Il y aurait plein de petits usages de mots à revoir pour les étoffer ou les assainir. Pourquoi ? Parce que certains se marient très mal entre eux. J'ai cité un exemple au tout début. Mais je pourrais rajouter ceux là :
Mais globalement, restons positif, ce texte est très bien écrit. Il mériterait je pense une petite relecture pour affiner en fonction du sens.
Amen.
18:27 - 8 nov. 2015
Merci à tous les deux ! J'ai écrit ce texte en 2010, d'une traite ou presque (avec mon thésaurus pas loin, quand même), et je ne suis pas certaine que je pourrais le reprendre, tout simplement parce que ça fait 5 ans et que j'ai essayé, en vain, d'écrire à nouveau comme ça depuis.

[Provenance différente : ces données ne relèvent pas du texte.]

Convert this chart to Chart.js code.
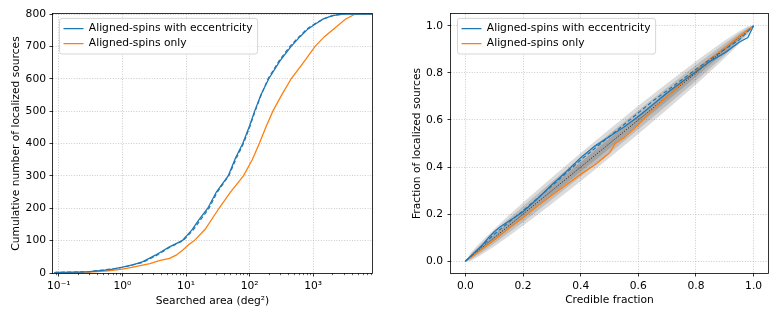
<!DOCTYPE html>
<html><head><meta charset="utf-8">
<script src="https://cdn.jsdelivr.net/npm/chart.js@4.4.1/dist/chart.umd.min.js"></script>
<style>
html,body{margin:0;padding:0;background:#fff;}
#wrap{position:relative;width:780px;height:328px;overflow:hidden;background:#fff;}
canvas{position:absolute;top:0;}
#c1{left:0;} #c2{left:390px;}
</style></head><body>
<div id="wrap"><canvas id="c1" width="390" height="328"></canvas><canvas id="c2" width="390" height="328"></canvas></div>
<script>
// ---------- Left panel: cumulative number vs searched area ----------
const areaTickValues = [0.1, 1, 10, 100, 1000];
const areaTickLabels = ['10\u207B\u00B9', '10\u2070', '10\u00B9', '10\u00B2', '10\u00B3'];
const countTickValues = [0, 100, 200, 300, 400, 500, 600, 700, 800];

const eccArea  = [0.085, 0.09, 0.2, 0.3, 0.5, 0.7, 1.0, 1.5, 2.1, 3.3, 5.4, 8.7, 12.4, 16, 22, 30, 46, 60, 78, 100, 120, 150, 200, 300, 450, 620, 830, 1100, 1420, 2000, 3000, 8400];
const eccCount = [0, 2, 3, 4, 8, 12, 18, 26, 35, 55, 80, 100, 133, 165, 200, 250, 300, 355, 400, 455, 500, 550, 600, 655, 700, 730, 754, 770, 784, 795, 800, 800];

const eccAltArea  = [0.085, 0.09, 0.3, 1.0, 2.1, 3.3, 5.4, 9, 13, 17, 23, 31, 47, 62, 80, 102, 122, 152, 195, 290, 430, 600, 800, 1100, 1500, 2200, 3000, 8400];
const eccAltCount = [0, 2, 4, 17, 33, 52, 78, 100, 133, 165, 200, 250, 300, 355, 400, 455, 500, 550, 600, 655, 700, 730, 754, 772, 786, 797, 800, 800];

const alnArea  = [0.085, 0.3, 0.6, 1.0, 1.6, 2.7, 3.8, 5.5, 7, 8.9, 11, 13.5, 20, 33, 50, 80, 110, 142, 180, 232, 320, 450, 700, 1070, 1500, 2100, 3200, 4600, 8400];
const alnCount = [0, 3, 7, 12, 20, 29, 38, 45, 55, 71, 87, 100, 135, 200, 250, 300, 350, 400, 450, 500, 550, 600, 650, 700, 730, 754, 784, 800, 800];

// ---------- Right panel: P-P plot ----------
const fracTickValues = [0, 0.2, 0.4, 0.6, 0.8, 1.0];
const fracTickLabels = ['0.0', '0.2', '0.4', '0.6', '0.8', '1.0'];

const ppEccX = [0, 0.03, 0.06, 0.08, 0.1, 0.12, 0.15, 0.2, 0.25, 0.3, 0.35, 0.4, 0.45, 0.5, 0.55, 0.6, 0.65, 0.7, 0.75, 0.8, 0.85, 0.9, 0.95, 0.98, 1.0];
const ppEccY = [0, 0.035, 0.07, 0.1, 0.125, 0.145, 0.17, 0.21, 0.265, 0.325, 0.38, 0.44, 0.49, 0.53, 0.57, 0.615, 0.665, 0.715, 0.76, 0.805, 0.85, 0.885, 0.93, 0.95, 1.0];

const ppEccAltX = [0, 0.05, 0.1, 0.15, 0.2, 0.3, 0.4, 0.5, 0.6, 0.65, 0.7, 0.8, 0.9, 0.95, 1.0];
const ppEccAltY = [0, 0.055, 0.115, 0.165, 0.215, 0.32, 0.43, 0.53, 0.63, 0.68, 0.725, 0.815, 0.9, 0.94, 1.0];

const ppAlnX = [0, 0.05, 0.1, 0.15, 0.2, 0.25, 0.3, 0.35, 0.4, 0.45, 0.48, 0.5, 0.52, 0.55, 0.6, 0.65, 0.7, 0.75, 0.8, 0.85, 0.9, 0.95, 1.0];
const ppAlnY = [0, 0.045, 0.09, 0.14, 0.185, 0.235, 0.28, 0.325, 0.37, 0.41, 0.44, 0.46, 0.5, 0.525, 0.58, 0.645, 0.7, 0.755, 0.81, 0.86, 0.905, 0.955, 1.0];

const diagX = [0, 1];
const diagY = [0, 1];

const bandX    = [0, 0.02, 0.05, 0.1, 0.15, 0.2, 0.3, 0.4, 0.5, 0.6, 0.7, 0.8, 0.85, 0.9, 0.95, 0.98, 1.0];
const bandHalf1 = [0, 0.006, 0.010, 0.013, 0.015, 0.017, 0.019, 0.020, 0.021, 0.020, 0.019, 0.017, 0.015, 0.013, 0.010, 0.006, 0];
const bandHalf2 = [0, 0.012, 0.018, 0.025, 0.029, 0.033, 0.038, 0.040, 0.041, 0.040, 0.038, 0.033, 0.029, 0.025, 0.018, 0.012, 0];
const bandHalf3 = [0, 0.018, 0.027, 0.037, 0.044, 0.049, 0.056, 0.060, 0.061, 0.060, 0.056, 0.049, 0.044, 0.037, 0.027, 0.018, 0];

const LABEL_ECC = 'Aligned-spins with eccentricity';
const LABEL_ALN = 'Aligned-spins only';
const BLUE = '#1f77b4', ORANGE = '#ff7f0e';

// ---------- helpers ----------
const FONT = "'DejaVu Sans', 'Noto Sans', sans-serif";
const FS = 10.7;
Chart.defaults.font.family = FONT;
Chart.defaults.font.size = FS;
Chart.defaults.color = '#000';

const pts = (xs, ys) => xs.map((x, i) => ({x: x, y: ys[i]}));

const frameBox = {
  id: 'frameBox',
  afterDraw(chart) {
    const a = chart.chartArea, ctx = chart.ctx;
    ctx.save();
    ctx.strokeStyle = '#000';
    ctx.lineWidth = 0.8;
    ctx.strokeRect(Math.round(a.left) - 0.5, Math.round(a.top) - 0.5,
                   Math.round(a.right) - Math.round(a.left) + 1, Math.round(a.bottom) - Math.round(a.top) + 1);
    ctx.restore();
  }
};

function drawLegendFrame(lg) {
  const ctx = lg.ctx;
  const pad = lg.options.labels.padding;
  const items = lg.legendItems || [];
  if (!items.length) return;
  ctx.save();
  ctx.font = FS + "px " + FONT;
  let maxW = 0;
  items.forEach(it => { maxW = Math.max(maxW, ctx.measureText(it.text).width); });
  const x0 = lg.left + pad;
  const c1 = lg.top + pad + FS / 2;
  const cN = c1 + (items.length - 1) * (FS + pad);
  const L = x0 - 4, T = c1 - 10.3, R = x0 + 20 + FS / 2 + maxW + 5, B = cN + 10.3;
  ctx.beginPath();
  if (ctx.roundRect) ctx.roundRect(L, T, R - L, B - T, 2.5); else ctx.rect(L, T, R - L, B - T);
  ctx.fillStyle = 'rgba(255,255,255,0.85)';
  ctx.fill();
  ctx.strokeStyle = '#cccccc';
  ctx.lineWidth = 0.8;
  ctx.stroke();
  ctx.restore();
}

const legendFrame = {
  id: 'legendFrame',
  afterLayout(chart) {
    const lg = chart.legend;
    if (!lg) return;
    const pad = lg.options.labels.padding;
    const dx = 10.5 - pad;
    const dy = 14.7 - pad - FS / 2;
    lg.left = chart.chartArea.left + dx;
    lg.right = chart.chartArea.right;
    lg.top = chart.chartArea.top + dy;
    lg.bottom = chart.chartArea.bottom;
    if (!lg._framePatched) {
      const orig = lg.draw;
      lg.draw = function (area) { drawLegendFrame(this); orig.call(this, area); };
      lg._framePatched = true;
    }
  }
};

const minorTicks = {
  id: 'minorTicks',
  afterDraw(chart) {
    const vals = chart.options.plugins.minorTicks && chart.options.plugins.minorTicks.values;
    if (!vals) return;
    const sx = chart.scales.x, a = chart.chartArea, ctx = chart.ctx;
    ctx.save();
    ctx.strokeStyle = '#000';
    ctx.lineWidth = 0.6;
    vals.forEach(v => {
      if (v <= sx.min || v >= sx.max) return;
      const px = Math.round(sx.getPixelForValue(v)) + 0.5;
      ctx.beginPath();
      ctx.moveTo(px, a.bottom);
      ctx.lineTo(px, a.bottom + 2.2);
      ctx.stroke();
    });
    ctx.restore();
  }
};

function legendOpts() {
  return {
    display: true,
    position: 'chartArea',
    align: 'start',
    labels: {
      usePointStyle: true,
      pointStyle: 'line',
      pointStyleWidth: 20,
      padding: 15 - FS,
      color: '#000',
      font: {family: FONT, size: FS},
      filter: (item) => item.text === LABEL_ECC || item.text === LABEL_ALN
    }
  };
}

const gridCommon = {
  color: 'rgba(170,170,170,0.75)',
  lineWidth: 0.8,
  tickColor: '#000',
  tickLength: 3.5,
  tickWidth: 0.8,
  tickBorderDash: [],
  z: -1
};
const borderCommon = {display: false, dash: [1, 1.6]};

// ---------- minor tick positions for the log axis ----------
const areaMinor = [];
for (let e = -2; e <= 3; e++) for (let m = 2; m <= 9; m++) areaMinor.push(m * Math.pow(10, e));

// ---------- Left chart ----------
new Chart(document.getElementById('c1'), {
  type: 'line',
  data: {
    datasets: [
      {label: LABEL_ECC, data: pts(eccArea, eccCount), borderColor: BLUE, backgroundColor: BLUE, borderWidth: 1.3, pointRadius: 0, tension: 0, fill: false},
      {label: '', data: pts(eccAltArea, eccAltCount), borderColor: BLUE, backgroundColor: BLUE, borderWidth: 1.2, borderDash: [4, 2.5], pointRadius: 0, tension: 0, fill: false},
      {label: LABEL_ALN, data: pts(alnArea, alnCount), borderColor: ORANGE, backgroundColor: ORANGE, borderWidth: 1.3, pointRadius: 0, tension: 0, fill: false}
    ]
  },
  options: {
    responsive: false,
    animation: false,
    events: [],
    layout: {padding: {left: 0, top: 14, right: 18, bottom: 0}},
    plugins: {
      legend: legendOpts(),
      tooltip: {enabled: false},
      minorTicks: {values: areaMinor}
    },
    scales: {
      x: {
        type: 'logarithmic',
        min: 0.081, max: 8400,
        afterBuildTicks: (s) => { s.ticks = areaTickValues.map(v => ({value: v})); },
        afterFit: (s) => { s.height = 55; },
        ticks: {autoSkip: false, maxRotation: 0, padding: 3.5, color: '#000', font: {size: FS},
                callback: (v, i) => areaTickLabels[i]},
        grid: gridCommon,
        border: borderCommon,
        title: {display: true, text: 'Searched area (deg\u00B2)', color: '#000', font: {size: FS}, padding: {top: 0, bottom: 20}}
      },
      y: {
        type: 'linear',
        min: 0, max: 800,
        afterBuildTicks: (s) => { s.ticks = countTickValues.map(v => ({value: v})); },
        afterFit: (s) => { s.width = 53; },
        ticks: {autoSkip: false, padding: 3.5, color: '#000', font: {size: FS}, callback: (v) => String(v)},
        grid: gridCommon,
        border: borderCommon,
        title: {display: true, text: 'Cumulative number of localized sources', color: '#000', font: {size: FS}, padding: {top: 10, bottom: 0}}
      }
    }
  },
  plugins: [frameBox, legendFrame, minorTicks]
});

// ---------- Right chart ----------
const bandSets = [];
[[bandHalf3], [bandHalf2], [bandHalf1]].forEach(([hw]) => {
  bandSets.push({label: '', data: pts(bandX, bandX.map((x, i) => x + hw[i])), borderWidth: 0, borderColor: 'rgba(0,0,0,0)', backgroundColor: 'rgba(0,0,0,0.14)', pointRadius: 0, tension: 0, fill: '+1'});
  bandSets.push({label: '', data: pts(bandX, bandX.map((x, i) => x - hw[i])), borderWidth: 0, borderColor: 'rgba(0,0,0,0)', backgroundColor: 'rgba(0,0,0,0)', pointRadius: 0, tension: 0, fill: false});
});

new Chart(document.getElementById('c2'), {
  type: 'line',
  data: {
    datasets: [
      {label: LABEL_ECC, data: pts(ppEccX, ppEccY), borderColor: BLUE, backgroundColor: BLUE, borderWidth: 1.3, pointRadius: 0, tension: 0, fill: false},
      {label: '', data: pts(ppEccAltX, ppEccAltY), borderColor: BLUE, backgroundColor: BLUE, borderWidth: 1.2, borderDash: [4, 2.5], pointRadius: 0, tension: 0, fill: false},
      {label: LABEL_ALN, data: pts(ppAlnX, ppAlnY), borderColor: ORANGE, backgroundColor: ORANGE, borderWidth: 1.3, pointRadius: 0, tension: 0, fill: false},
      {label: '', data: pts(diagX, diagY), borderColor: 'rgba(0,0,0,0.9)', backgroundColor: 'rgba(0,0,0,0)', borderWidth: 0.9, borderDash: [1, 1.5], pointRadius: 0, tension: 0, fill: false},
      ...bandSets
    ]
  },
  options: {
    responsive: false,
    animation: false,
    events: [],
    layout: {padding: {left: 0, top: 14, right: 12, bottom: 0}},
    plugins: {
      legend: legendOpts(),
      tooltip: {enabled: false}
    },
    scales: {
      x: {
        type: 'linear',
        min: -0.05, max: 1.05,
        afterBuildTicks: (s) => { s.ticks = fracTickValues.map(v => ({value: v})); },
        afterFit: (s) => { s.height = 55; },
        ticks: {autoSkip: false, maxRotation: 0, padding: 3.5, color: '#000', font: {size: FS},
                callback: (v, i) => fracTickLabels[i]},
        grid: gridCommon,
        border: borderCommon,
        title: {display: true, text: 'Credible fraction', color: '#000', font: {size: FS}, padding: {top: 0, bottom: 21.5}}
      },
      y: {
        type: 'linear',
        min: -0.05, max: 1.05,
        afterBuildTicks: (s) => { s.ticks = fracTickValues.map(v => ({value: v})); },
        afterFit: (s) => { s.width = 61; },
        ticks: {autoSkip: false, padding: 4.5, color: '#000', font: {size: FS},
                callback: (v, i) => fracTickLabels[i]},
        grid: gridCommon,
        border: borderCommon,
        title: {display: true, text: 'Fraction of localized sources', color: '#000', font: {size: FS}, padding: {top: 20.5, bottom: 0}}
      }
    }
  },
  plugins: [frameBox, legendFrame]
});
</script>
</body></html>
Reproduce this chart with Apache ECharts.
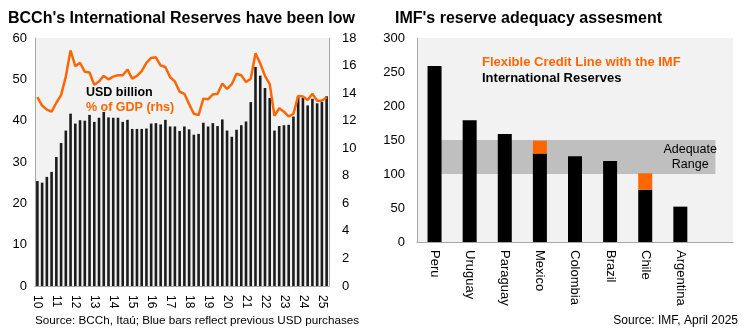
<!DOCTYPE html>
<html><head><meta charset="utf-8">
<script src="https://cdn.jsdelivr.net/npm/echarts@6/dist/echarts.min.js"></script>
<style>html,body{margin:0;padding:0;background:#fff}#c{width:750px;height:334px}</style>
</head><body><div id="c"></div>
<script>
// ---- Left chart data (quarterly, 2010Q1 .. 2025Q2) ----
const yearLabels = ['10','11','12','13','14','15','16','17','18','19','20','21','22','23','24','25'];
const reservesUSD = [
  25.4,25.0,26.4,27.6, 31.2,34.6,37.6,41.7, 39.3,40.1,40.0,41.4, 39.7,40.7,42.1,40.8,
  40.7,40.7,39.7,40.2, 38.0,38.0,38.0,38.1, 39.3,39.4,39.1,40.2, 38.6,38.6,37.5,38.6,
  37.9,36.6,36.8,39.5, 38.6,39.4,38.7,40.3, 37.6,36.1,37.8,38.9, 39.8,44.5,53.0,50.9,
  47.9,45.5,37.6,38.7, 38.9,39.0,41.0,45.9, 45.5,43.7,45.3,44.2, 44.5,45.9
];
const reservesGDP = [
  13.7,13.1,12.8,12.65, 13.3,13.85,15.2,17.1, 15.95,16.2,15.55,15.5, 14.6,14.85,15.25,15.0,
  15.2,15.3,15.3,15.7, 15.05,15.25,15.6,16.2, 16.55,16.6,16.0,15.9, 15.15,14.85,14.1,13.95,
  13.2,12.5,12.4,13.6, 13.55,13.9,13.95,14.7, 14.3,14.65,15.4,15.3, 14.8,15.05,16.9,16.15,
  15.25,14.65,12.35,12.9, 12.65,12.3,12.5,13.8, 13.75,13.5,13.95,13.45, 13.45,13.7
];
const quarterNames = ['Q1','Q2','Q3','Q4'];

// ---- Right chart data ----
const countries = ['Peru','Uruguay','Paraguay','Mexico','Colombia','Brazil','Chile','Argentina',''];
const intlReserves = [259,179,159,130,126,119,77,52,null];
const flexCreditLine = [null,null,null,19,null,null,24,null,null];
const adequateRange = [100,150];

const quarters = [];
yearLabels.forEach(y => quarterNames.forEach(q => quarters.push(y + q)));
const categoriesLeft = quarters.slice(0, reservesUSD.length);

const ORANGE = '#ff6600';
const AXIS = '#a6a6a6';
const FONT = 'Arial, "Liberation Sans", sans-serif';

const chart = echarts.init(document.getElementById('c'), null, {renderer:'canvas'});
chart.setOption({
  animation: false,
  backgroundColor: '#ffffff',
  textStyle: {fontFamily: FONT},
  title: [
    {text: "BCCh's International Reserves have been low", left: 3, top: 6,
     textStyle: {fontSize: 16, fontWeight: 'bold', color: '#000', fontFamily: FONT}},
    {text: "IMF's reserve adequacy assesment", left: 390, top: 6,
     textStyle: {fontSize: 16, fontWeight: 'bold', color: '#000', fontFamily: FONT}}
  ],
  grid: [
    {left: 35, right: 421, top: 38, bottom: 48, show: true, backgroundColor: '#f2f2f2', borderWidth: 0},
    {left: 417, right: 17, top: 38, bottom: 92, show: true, backgroundColor: '#f2f2f2', borderWidth: 0}
  ],
  xAxis: [
    {type: 'category', gridIndex: 0, data: categoriesLeft, boundaryGap: true,
     axisLine: {lineStyle: {color: AXIS}}, axisTick: {show: false},
     axisLabel: {interval: 3, rotate: -90, margin: 9, color: '#000', fontSize: 12, fontFamily: FONT,
       formatter: v => v.slice(0, 2)}},
    {type: 'category', gridIndex: 1, data: countries, boundaryGap: true,
     axisLine: {lineStyle: {color: AXIS}}, axisTick: {show: false},
     axisLabel: {interval: 0, rotate: -90, margin: 8, color: '#000', fontSize: 13, fontFamily: FONT}},
    // hidden index axis: integer i = centre of country i
    {type: 'value', gridIndex: 1, min: -0.5, max: countries.length - 0.5, show: false}
  ],
  yAxis: [
    {type: 'value', gridIndex: 0, min: 0, max: 60, interval: 10,
     axisLine: {show: true, onZero: false, lineStyle: {color: AXIS}}, axisTick: {show: false}, splitLine: {show: false},
     axisLabel: {margin: 8, color: '#000', fontSize: 13, fontFamily: FONT}},
    {type: 'value', gridIndex: 0, min: 0, max: 18, interval: 2, position: 'right',
     axisLine: {show: true, onZero: false, lineStyle: {color: AXIS}}, axisTick: {show: false}, splitLine: {show: false},
     axisLabel: {margin: 13, color: '#000', fontSize: 13, fontFamily: FONT}},
    {type: 'value', gridIndex: 1, min: 0, max: 300, interval: 50, position: 'left',
     axisLine: {show: true, onZero: false, lineStyle: {color: AXIS}}, axisTick: {show: false}, splitLine: {show: false},
     axisLabel: {margin: 12, color: '#000', fontSize: 13, fontFamily: FONT}}
  ],
  series: [
    {name: 'USD billion', type: 'bar', xAxisIndex: 0, yAxisIndex: 0, data: reservesUSD,
     barWidth: 2.6, itemStyle: {color: '#1c1c1c'}},
    {name: '% of GDP (rhs)', type: 'line', xAxisIndex: 0, yAxisIndex: 1, data: reservesGDP,
     symbol: 'none', lineStyle: {color: ORANGE, width: 2.5}, z: 3},
    {name: 'Adequate Range', type: 'line', xAxisIndex: 2, yAxisIndex: 2, data: [], z: 1,
     markArea: {silent: true, itemStyle: {color: '#bfbfbf'},
       label: {show: true, position: ['91%', '50%'], align: 'center', verticalAlign: 'middle',
         color: '#000', fontSize: 12.5, lineHeight: 14.5, fontFamily: FONT},
       data: [[{name: 'Adequate\nRange', xAxis: 0, yAxis: adequateRange[1]},
               {xAxis: countries.length - 1, yAxis: adequateRange[0]}]]}},
    {name: 'International Reserves', type: 'bar', xAxisIndex: 1, yAxisIndex: 2, stack: 'imf',
     data: intlReserves, barWidth: 14, itemStyle: {color: '#000'}, z: 3},
    {name: 'Flexible Credit Line with the IMF', type: 'bar', xAxisIndex: 1, yAxisIndex: 2, stack: 'imf',
     data: flexCreditLine, barWidth: 14, itemStyle: {color: ORANGE}, z: 3}
  ],
  graphic: [
    {type: 'text', left: 86, top: 86, style: {text: 'USD billion', fill: '#000', font: 'bold 12.5px ' + FONT}},
    {type: 'text', left: 86, top: 101, style: {text: '% of GDP (rhs)', fill: ORANGE, font: 'bold 12.5px ' + FONT}},
    {type: 'text', left: 482, top: 56, style: {text: 'Flexible Credit Line with the IMF', fill: ORANGE, font: 'bold 13px ' + FONT}},
    {type: 'text', left: 482, top: 72, style: {text: 'International Reserves', fill: '#000', font: 'bold 13px ' + FONT}},
    {type: 'text', left: 35, top: 315, style: {text: 'Source: BCCh, Itaú; Blue bars reflect previous USD purchases', fill: '#000', font: '11.7px ' + FONT}},
    {type: 'text', right: 12, top: 315, style: {text: 'Source: IMF, April 2025', fill: '#000', font: '12px ' + FONT}}
  ]
});
</script></body></html>
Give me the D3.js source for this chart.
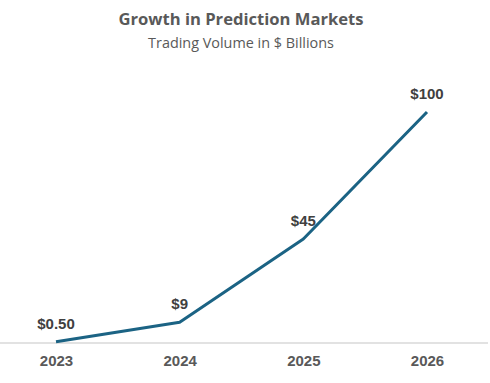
<!DOCTYPE html>
<html lang="en">
<head>
  <meta charset="UTF-8" />
  <title>Growth in Prediction Markets</title>
  <script src="https://d3js.org/d3.v7.min.js"></script>
  <style>
    body { margin: 0; background: #fff; }
    svg { display: block; }
    .title { font-family: "Open Sans", sans-serif; font-weight: 700; font-size: 16.6px; fill: #595959; }
    .subtitle { font-family: "Open Sans", sans-serif; font-size: 14.4px; fill: #595959; }
    .tick text, .label { font-family: "Liberation Sans", Arial, sans-serif; font-weight: 700; font-size: 15px; fill: #404040; }
    .tick text { fill: #595959; }
  </style>
</head>
<body>
  <svg width="490" height="383"></svg>
  <script>
    const years = ["2023", "2024", "2025", "2026"];
    const volume = [0.5, 9, 45, 100];
    const valueLabels = ["$0.50", "$9", "$45", "$100"];

    const width = 490, height = 383;
    const svg = d3.select("svg");

    const x = d3.scalePoint().domain(years).range([56, 427]);
    const y = d3.scaleLinear().domain([0, 100]).range([343, 112]);

    svg.append("text").attr("class", "title")
      .attr("x", 241).attr("y", 25).attr("text-anchor", "middle")
      .text("Growth in Prediction Markets");
    svg.append("text").attr("class", "subtitle")
      .attr("x", 241).attr("y", 48).attr("text-anchor", "middle")
      .text("Trading Volume in $ Billions");

    // baseline
    svg.append("line")
      .attr("x1", 0).attr("x2", 488)
      .attr("y1", y(0)).attr("y2", y(0))
      .attr("stroke", "#d9d9d9").attr("stroke-width", 1.5);

    const xAxis = svg.append("g")
      .attr("transform", `translate(0,${y(0)})`)
      .call(d3.axisBottom(x).tickSize(0).tickPadding(12));
    xAxis.select(".domain").remove();

    const data = years.map((d, i) => ({ year: d, v: volume[i], label: valueLabels[i] }));

    svg.append("path")
      .datum(data)
      .attr("fill", "none")
      .attr("stroke", "#1b6384")
      .attr("stroke-width", 3)
      .attr("stroke-linejoin", "round")
      .attr("d", d3.line().x(d => x(d.year)).y(d => y(d.v)));

    svg.selectAll(".label")
      .data(data)
      .join("text")
      .attr("class", "label")
      .attr("text-anchor", "middle")
      .attr("x", d => x(d.year))
      .attr("y", d => y(d.v) - 13)
      .text(d => d.label);
  </script>
</body>
</html>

Il a ses faiblesses, bien évidemment. Plumo à l'époque avait relevé une absence de fond, ce qui est vrai. Ce texte avait pour but d'être musical, et de cracher ma haine sur des sentiments que je n'éprouve plus aujourd'hui. Malgré tout, je tenais quand même à le rapporter d'1.5 à ici, parce que c'est celui que je préfère.
Encore merci pour vos remarques et vos corrections, extrêmement justes. Je les prendrai en compte pour de prochaines productions !
19:25 - 8 nov. 2015
22:34 - 8 nov. 2015
Je suis contente que chacun puisse y voir quelque chose Tr0n, tu me fais vraiment plaisir en disant ça :) On m'avait beaucoup reproché d'être hermétique, donc c'est déjà une victoire.
23:52 - 8 nov. 2015
Ce spectacle, http://www.opera-bordeaux.com/detail-spectacle/danse-2/pneuma-946/15-16-12.html, rythmé par Caroline Carlson, m'a tué le cerveau. J'ai cherché des dizaines de minutes à interpréter, à m'accorcher au mouvement. Et j'ai finalement compris, j'ai lâché prise et j'ai regardé. J'ai ressenti et j'en ai presque pleuré.
Tout cela pour dire simplement, parfois, ce qui peut paraître hermétique est simplement lu selon un cerveau géométrique qui hiérarchise et classifie le sens. Bien évidemment c'est fait avec plus ou moins de réussite, mais peu importe. Le langage est une symphonie de l'émotion; et malgré les codifications, on trouve toujours du sens à des mots, des gestes et des sons. Ceux qui prétendent le contraire s'oublie juste bien souvent. Et le mieux dans tout ceci, c'est que le sens qu'un auteur semble vouloir donner, n'est que rarement celui que le lecteur/récepteur ressentira ou imaginera. C'est là tout l'art du cerveau. Il existe des techniques, une foule de techniques pour faire ressentir, mais il existe aussi bien des façons sensibles différentes de transmettre une émotion.
Tu peux écrire bleu dix fois, si mon cerveau pense à rouge et qu'un mot m'a évoqué le rouge, et bien je verrais du rouge sur ton bleu.